Even so, the team and its staff remain upbeat. Back in Chad, camp residents lack electricity, face reduced UN food deliveries and don't have Internet access –  but they follow Darfur United on mobile phones. In Sweden, midfielder Mahamat “Iggy” Ignegui says, “We can come here and meet people, tell them about the problems, go on social media and the Internet. We can be a voice [for] Darfur.”

In their June 7 game, against the Tamil Eelam team from north Sri Lanka, players face yet another challenge. Five of their teammates disappeared the night before, presumably to seek asylum. They had left personal items in their rooms, and so a few Darfuri players waited until 2 a.m. in the hotel lobby, hoping their friends would reappear –  but they're gone.

Still, Darfur United rallies with a squad of 10, which includes one player with an ACL injury and the team translator, 47-year-old Oumda Alfateh Haroun, who had attended practices but mostly as a spectator. With most Darfuri players well under 25, Haroun still makes it through the 90-minute match.

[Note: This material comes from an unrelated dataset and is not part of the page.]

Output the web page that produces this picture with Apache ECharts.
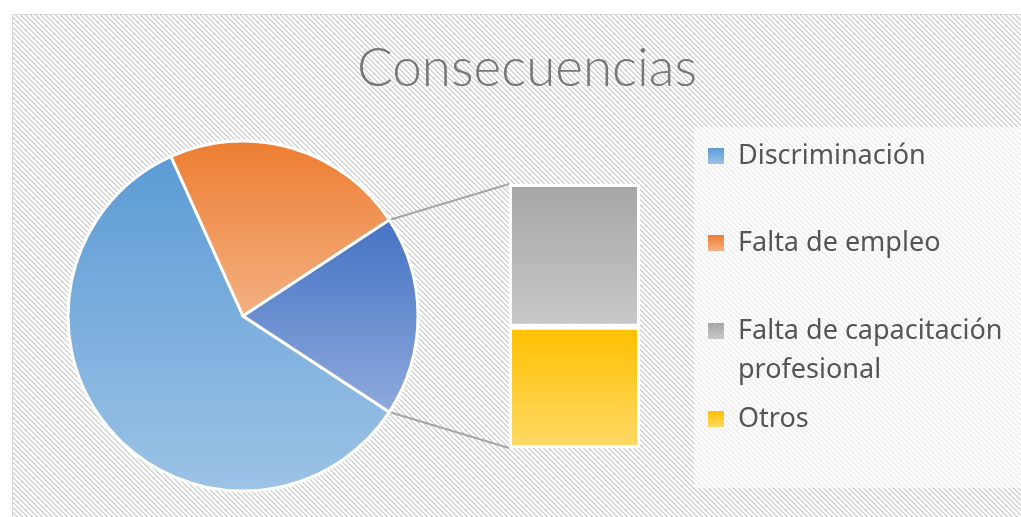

As a change of pace and a show of equality, volunteer coaches Margo Baker and Rachael Rapinoe step in for Hodson. It's believed to be the first time women have coached a men's national squad.

Ibrahim holds a sign, from the stands during the final game; Credit: Hugh Biggar

Ibrahim holds a sign, from the stands during the final game; Credit: Hugh Biggar

Darfur United stays close in the first half against the Tamil team. Its tall goalkeeper, Abdelhamid Djouma, confidently catches the ball this time, and the team limits Tamil to just four goals in the first half. Ibrahim and Ignegui launch several attacks on the goal, narrowly missing several times.

In the last 20 minutes, though, Tamil Eelam scores six goals for a 10-0 win, which means a last-place tournament finish for Darfur United.

At the tournament final, Ibrahim watches in the stands in jeans and T-shirt as County of Nice defeats Isle of Man in extra time. In the first half, he diligently works on a handmade sign to hold up throughout the game. Despite ConIFA's apolitical agenda, Ibrahim has action on his mind. Written in black and white, it's a message to the International Criminal Court: “Darfur Wait 4 You.”